Your objective — Copy out every record precisely.

(Extracted data entries)
* BEGIN *

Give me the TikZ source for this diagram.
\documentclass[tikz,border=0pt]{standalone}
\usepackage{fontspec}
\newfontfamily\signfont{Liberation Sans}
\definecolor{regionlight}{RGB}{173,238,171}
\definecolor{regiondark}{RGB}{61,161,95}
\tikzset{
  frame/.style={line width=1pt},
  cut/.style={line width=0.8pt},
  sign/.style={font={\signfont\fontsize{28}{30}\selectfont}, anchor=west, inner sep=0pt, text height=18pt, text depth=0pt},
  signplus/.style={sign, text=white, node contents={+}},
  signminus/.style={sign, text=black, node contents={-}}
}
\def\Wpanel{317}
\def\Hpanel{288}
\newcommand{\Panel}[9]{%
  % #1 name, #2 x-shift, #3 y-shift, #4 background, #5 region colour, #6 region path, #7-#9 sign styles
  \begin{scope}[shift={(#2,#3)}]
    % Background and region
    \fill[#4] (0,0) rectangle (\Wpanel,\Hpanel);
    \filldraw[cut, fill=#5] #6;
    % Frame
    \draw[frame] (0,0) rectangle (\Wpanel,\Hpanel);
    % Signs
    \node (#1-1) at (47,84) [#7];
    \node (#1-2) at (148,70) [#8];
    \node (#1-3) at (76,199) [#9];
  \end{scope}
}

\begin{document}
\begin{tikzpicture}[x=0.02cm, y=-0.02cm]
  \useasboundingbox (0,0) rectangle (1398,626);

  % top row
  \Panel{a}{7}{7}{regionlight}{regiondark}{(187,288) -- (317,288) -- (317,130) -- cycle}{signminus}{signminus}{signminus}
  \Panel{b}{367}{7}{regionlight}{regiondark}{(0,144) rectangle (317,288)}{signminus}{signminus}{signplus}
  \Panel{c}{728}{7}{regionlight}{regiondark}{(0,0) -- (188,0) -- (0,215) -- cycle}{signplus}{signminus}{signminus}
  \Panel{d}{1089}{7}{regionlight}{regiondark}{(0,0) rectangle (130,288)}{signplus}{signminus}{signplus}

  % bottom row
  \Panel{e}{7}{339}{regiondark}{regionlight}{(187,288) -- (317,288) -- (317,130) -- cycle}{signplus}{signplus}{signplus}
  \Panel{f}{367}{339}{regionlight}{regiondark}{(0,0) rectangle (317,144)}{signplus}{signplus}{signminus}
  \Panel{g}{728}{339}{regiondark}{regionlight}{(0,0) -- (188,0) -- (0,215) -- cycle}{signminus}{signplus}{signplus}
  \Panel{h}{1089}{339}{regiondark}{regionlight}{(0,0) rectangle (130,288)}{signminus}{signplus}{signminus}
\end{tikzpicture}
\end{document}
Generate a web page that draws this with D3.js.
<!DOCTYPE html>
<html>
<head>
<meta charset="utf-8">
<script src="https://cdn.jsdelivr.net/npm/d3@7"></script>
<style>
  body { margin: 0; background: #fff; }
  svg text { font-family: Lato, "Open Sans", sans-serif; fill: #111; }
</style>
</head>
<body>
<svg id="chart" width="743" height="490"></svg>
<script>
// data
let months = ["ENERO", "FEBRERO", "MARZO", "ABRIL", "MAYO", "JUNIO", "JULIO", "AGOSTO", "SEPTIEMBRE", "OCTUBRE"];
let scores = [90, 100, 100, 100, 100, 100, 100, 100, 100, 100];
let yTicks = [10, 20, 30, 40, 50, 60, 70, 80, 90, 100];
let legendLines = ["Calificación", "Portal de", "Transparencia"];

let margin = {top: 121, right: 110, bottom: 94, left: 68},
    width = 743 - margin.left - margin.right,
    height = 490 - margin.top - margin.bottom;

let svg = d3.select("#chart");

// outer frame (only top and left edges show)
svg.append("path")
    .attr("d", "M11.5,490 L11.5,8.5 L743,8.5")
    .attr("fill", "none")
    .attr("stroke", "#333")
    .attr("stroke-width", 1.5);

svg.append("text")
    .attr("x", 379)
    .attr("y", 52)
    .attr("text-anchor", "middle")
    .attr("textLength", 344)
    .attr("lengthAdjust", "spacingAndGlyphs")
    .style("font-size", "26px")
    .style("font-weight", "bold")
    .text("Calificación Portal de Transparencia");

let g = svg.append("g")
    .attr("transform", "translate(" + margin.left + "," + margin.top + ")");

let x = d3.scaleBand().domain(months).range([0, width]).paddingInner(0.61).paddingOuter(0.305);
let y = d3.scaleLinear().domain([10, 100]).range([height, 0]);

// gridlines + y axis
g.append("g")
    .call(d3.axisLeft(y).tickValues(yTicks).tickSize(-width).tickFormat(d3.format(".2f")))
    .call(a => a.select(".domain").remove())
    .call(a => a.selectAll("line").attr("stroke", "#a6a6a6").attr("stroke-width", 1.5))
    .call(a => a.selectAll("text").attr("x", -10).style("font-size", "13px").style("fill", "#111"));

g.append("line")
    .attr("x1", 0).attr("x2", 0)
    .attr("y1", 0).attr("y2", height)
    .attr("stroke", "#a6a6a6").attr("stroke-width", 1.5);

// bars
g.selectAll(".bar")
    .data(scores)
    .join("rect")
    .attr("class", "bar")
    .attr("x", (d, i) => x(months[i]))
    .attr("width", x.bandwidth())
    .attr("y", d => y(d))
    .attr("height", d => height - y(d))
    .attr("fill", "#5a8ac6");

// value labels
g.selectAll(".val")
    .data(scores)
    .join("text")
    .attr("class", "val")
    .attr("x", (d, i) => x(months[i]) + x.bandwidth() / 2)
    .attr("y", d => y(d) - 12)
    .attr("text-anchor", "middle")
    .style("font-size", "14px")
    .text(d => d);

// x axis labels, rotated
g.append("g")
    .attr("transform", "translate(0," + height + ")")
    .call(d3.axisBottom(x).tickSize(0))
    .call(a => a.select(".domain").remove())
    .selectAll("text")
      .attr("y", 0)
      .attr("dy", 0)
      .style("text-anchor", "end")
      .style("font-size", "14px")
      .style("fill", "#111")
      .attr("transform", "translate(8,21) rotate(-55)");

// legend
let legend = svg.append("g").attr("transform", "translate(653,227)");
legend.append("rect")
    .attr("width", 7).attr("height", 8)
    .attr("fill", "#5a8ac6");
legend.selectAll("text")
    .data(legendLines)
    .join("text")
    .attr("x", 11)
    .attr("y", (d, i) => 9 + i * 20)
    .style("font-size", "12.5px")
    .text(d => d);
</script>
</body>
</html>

* END *

Result —
Give me the TikZ source for this diagram.
\documentclass[tikz,border=0pt]{standalone}
\usepackage{fontspec}
\newfontfamily\signfont{Liberation Sans}
\definecolor{regionlight}{RGB}{173,238,171}
\definecolor{regiondark}{RGB}{61,161,95}
\tikzset{
  frame/.style={line width=1pt},
  cut/.style={line width=0.8pt},
  sign/.style={font={\signfont\fontsize{28}{30}\selectfont}, anchor=west, inner sep=0pt, text height=18pt, text depth=0pt},
  signplus/.style={sign, text=white, node contents={+}},
  signminus/.style={sign, text=black, node contents={-}}
}
\def\Wpanel{317}
\def\Hpanel{288}
\newcommand{\Panel}[9]{%
  % #1 name, #2 x-shift, #3 y-shift, #4 background, #5 region colour, #6 region path, #7-#9 sign styles
  \begin{scope}[shift={(#2,#3)}]
    % Background and region
    \fill[#4] (0,0) rectangle (\Wpanel,\Hpanel);
    \filldraw[cut, fill=#5] #6;
    % Frame
    \draw[frame] (0,0) rectangle (\Wpanel,\Hpanel);
    % Signs
    \node (#1-1) at (47,84) [#7];
    \node (#1-2) at (148,70) [#8];
    \node (#1-3) at (76,199) [#9];
  \end{scope}
}

\begin{document}
\begin{tikzpicture}[x=0.02cm, y=-0.02cm]
  \useasboundingbox (0,0) rectangle (1398,626);

  % top row
  \Panel{a}{7}{7}{regionlight}{regiondark}{(187,288) -- (317,288) -- (317,130) -- cycle}{signminus}{signminus}{signminus}
  \Panel{b}{367}{7}{regionlight}{regiondark}{(0,144) rectangle (317,288)}{signminus}{signminus}{signplus}
  \Panel{c}{728}{7}{regionlight}{regiondark}{(0,0) -- (188,0) -- (0,215) -- cycle}{signplus}{signminus}{signminus}
  \Panel{d}{1089}{7}{regionlight}{regiondark}{(0,0) rectangle (130,288)}{signplus}{signminus}{signplus}

  % bottom row
  \Panel{e}{7}{339}{regiondark}{regionlight}{(187,288) -- (317,288) -- (317,130) -- cycle}{signplus}{signplus}{signplus}
  \Panel{f}{367}{339}{regionlight}{regiondark}{(0,0) rectangle (317,144)}{signplus}{signplus}{signminus}
  \Panel{g}{728}{339}{regiondark}{regionlight}{(0,0) -- (188,0) -- (0,215) -- cycle}{signminus}{signplus}{signplus}
  \Panel{h}{1089}{339}{regiondark}{regionlight}{(0,0) rectangle (130,288)}{signminus}{signplus}{signminus}
\end{tikzpicture}
\end{document}
Generate a web page that draws this with D3.js.
<!DOCTYPE html>
<html>
<head>
<meta charset="utf-8">
<script src="https://cdn.jsdelivr.net/npm/d3@7"></script>
<style>
  body { margin: 0; background: #fff; }
  svg text { font-family: Lato, "Open Sans", sans-serif; fill: #111; }
</style>
</head>
<body>
<svg id="chart" width="743" height="490"></svg>
<script>
// data
let months = ["ENERO", "FEBRERO", "MARZO", "ABRIL", "MAYO", "JUNIO", "JULIO", "AGOSTO", "SEPTIEMBRE", "OCTUBRE"];
let scores = [90, 100, 100, 100, 100, 100, 100, 100, 100, 100];
let yTicks = [10, 20, 30, 40, 50, 60, 70, 80, 90, 100];
let legendLines = ["Calificación", "Portal de", "Transparencia"];

let margin = {top: 121, right: 110, bottom: 94, left: 68},
    width = 743 - margin.left - margin.right,
    height = 490 - margin.top - margin.bottom;

let svg = d3.select("#chart");

// outer frame (only top and left edges show)
svg.append("path")
    .attr("d", "M11.5,490 L11.5,8.5 L743,8.5")
    .attr("fill", "none")
    .attr("stroke", "#333")
    .attr("stroke-width", 1.5);

svg.append("text")
    .attr("x", 379)
    .attr("y", 52)
    .attr("text-anchor", "middle")
    .attr("textLength", 344)
    .attr("lengthAdjust", "spacingAndGlyphs")
    .style("font-size", "26px")
    .style("font-weight", "bold")
    .text("Calificación Portal de Transparencia");

let g = svg.append("g")
    .attr("transform", "translate(" + margin.left + "," + margin.top + ")");

let x = d3.scaleBand().domain(months).range([0, width]).paddingInner(0.61).paddingOuter(0.305);
let y = d3.scaleLinear().domain([10, 100]).range([height, 0]);

// gridlines + y axis
g.append("g")
    .call(d3.axisLeft(y).tickValues(yTicks).tickSize(-width).tickFormat(d3.format(".2f")))
    .call(a => a.select(".domain").remove())
    .call(a => a.selectAll("line").attr("stroke", "#a6a6a6").attr("stroke-width", 1.5))
    .call(a => a.selectAll("text").attr("x", -10).style("font-size", "13px").style("fill", "#111"));

g.append("line")
    .attr("x1", 0).attr("x2", 0)
    .attr("y1", 0).attr("y2", height)
    .attr("stroke", "#a6a6a6").attr("stroke-width", 1.5);

// bars
g.selectAll(".bar")
    .data(scores)
    .join("rect")
    .attr("class", "bar")
    .attr("x", (d, i) => x(months[i]))
    .attr("width", x.bandwidth())
    .attr("y", d => y(d))
    .attr("height", d => height - y(d))
    .attr("fill", "#5a8ac6");

// value labels
g.selectAll(".val")
    .data(scores)
    .join("text")
    .attr("class", "val")
    .attr("x", (d, i) => x(months[i]) + x.bandwidth() / 2)
    .attr("y", d => y(d) - 12)
    .attr("text-anchor", "middle")
    .style("font-size", "14px")
    .text(d => d);

// x axis labels, rotated
g.append("g")
    .attr("transform", "translate(0," + height + ")")
    .call(d3.axisBottom(x).tickSize(0))
    .call(a => a.select(".domain").remove())
    .selectAll("text")
      .attr("y", 0)
      .attr("dy", 0)
      .style("text-anchor", "end")
      .style("font-size", "14px")
      .style("fill", "#111")
      .attr("transform", "translate(8,21) rotate(-55)");

// legend
let legend = svg.append("g").attr("transform", "translate(653,227)");
legend.append("rect")
    .attr("width", 7).attr("height", 8)
    .attr("fill", "#5a8ac6");
legend.selectAll("text")
    .data(legendLines)
    .join("text")
    .attr("x", 11)
    .attr("y", (d, i) => 9 + i * 20)
    .style("font-size", "12.5px")
    .text(d => d);
</script>
</body>
</html>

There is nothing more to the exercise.